4. Combining data sources

  • In order to find themes across all abstracts, we’ll have to look at all the papers’ abstracts.
  • We may want to copy all the abstracts from the papers into one file to make analysis easier.
  • Additionally, there may be cases were some papers have the abstract included as a separate file as opposed to included in the same file as the entire paper.

Extracting Information

The raw data we collect from devices will seldom (if ever) tell us what do with it. It is our job to interpret it and make decisions based on those interpretations.

Raw data is a collection of numbers, text, or values. We can collect information, that is the patterns or facts the data presents, by analyzing this data. For example, if our data was a collection of words from an article we could easily extract a fact like what word was used most frequently. If we used more articles from the same author we might find patterns in their writing style that we couldn’t otherwise see in just one document.

Sometimes we want to collect data over a period of time instead of just once. In this way we are able to determine trends over time. Remember our buoy example?

buoys

It wouldn’t make sense to only collect this data once and be done with it. We could imagine a database that stores all the values of relative distance between the surface buoy and the anchor once every second or 5 times a second if we wanted to be even more precise. Even with all this raw data a computer can’t determine what is normal and what is not. We, as the human, would need to determine a range of values that we consider to be normal, or a baseline.

We could further extrapolate that any value outside of this range might indicate a storm or a tsunami. This is called correlation. We can observe storm like conditions when the relative distance changes dramatically or falls outside of the range we’ve deemed to be “normal”. Correlation does not always imply causation, though, consider other factors that could change a buoy’s relative distance to its anchor, such as animals, humans, or boats.
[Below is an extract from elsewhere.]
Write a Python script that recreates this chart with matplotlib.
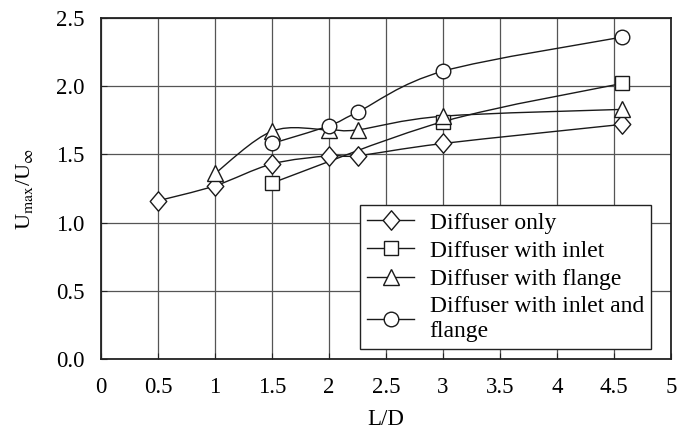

If we really wanted to confirm our hypothesis that a storm may be on its way we would probably want to use more than one data source, or buoys in this case. That way we can rule out external factors that may be occurring at one location. We could use this network of buoys to gather even more information by programmatically comparing distances of neighboring buoys and taking the average, for example.

buoy network

Ultimately the size of our data set will determine our conclusions and how confident we are in those conclusions. The larger the sample size, the smaller the margin of error. Imagine we asked 10 people what their favorite color was and all 10 said green. Our results would show that 100% of people chose green as their favorite color, but this would not be true of the population of the earth. If we sampled 1 million people, the distribution of favorite colors may be more representative of the larger population.

Data Visualizations

When we look at data over long periods of time, it is often easier to see trends with some sort of visualization. Some examples include charts, diagrams, graphs, and infographics.

To view yearly trends of wave heights in the Pacific, we could take the daily average height for an entire year and manually skim over the data. This is something we’d likely have to do programmatically as our buoys are likely collecting various types of data like water temperature and wind direction so we’ll need to extract wave height. Looking at all these numbers, even just for wave height seems tedious and we might miss overarching trends. Plotting this data on a graph, we can see greater wave height in the winter months than in the summer months.